Studia Judaica, No 1 (39), 2017, pp. 155 - 176

https://doi.org/10.4467/24500100STJ.17.008.7734

During March–April 1905 and from October 1905 until February 1906, Nahum Sokolow (1859–1936), a renowned journalist, editor, Zionist and public figure who lived and was active in Warsaw, stayed in St. Petersburg. During that time he wrote almost every day in his diary about the political meetings he attended and the existence of the city during those crucial moments. Most of the diary is written in Polish, and some parts are written in Hebrew and Yiddish. His notes indicate that he was fully aware of being a witness to significant historical events and saw them as an opportunity to gain some advantages for the Jewish residents of the Russian Empire and for himself.

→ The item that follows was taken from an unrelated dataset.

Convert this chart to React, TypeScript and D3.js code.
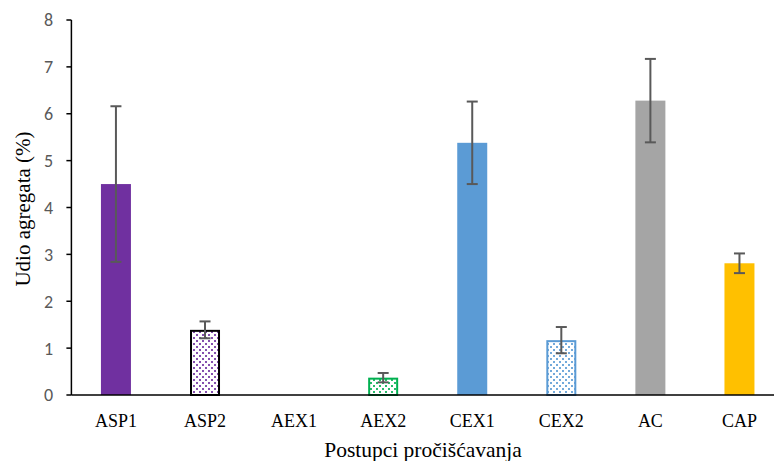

As a result we can learn about the daily life of the city and get a sense of how the political life was conducted in the shadow of the revolution. Although Sokolow was fully aware of the significance of the 1905 events for the entire Russian Empire, he was not aware of the transition that was taking place in the Jewish public sphere. He believed that the old political methods were still relevant and did not realize that a new era in the Jewish political life in the Russian Empire had begun. Sokolow’s diary provides an opportunity to learn of the events that took place in St. Petersburg from the perspective of a journalist and political activist who knew the city quite well, but nevertheless remained an outsider.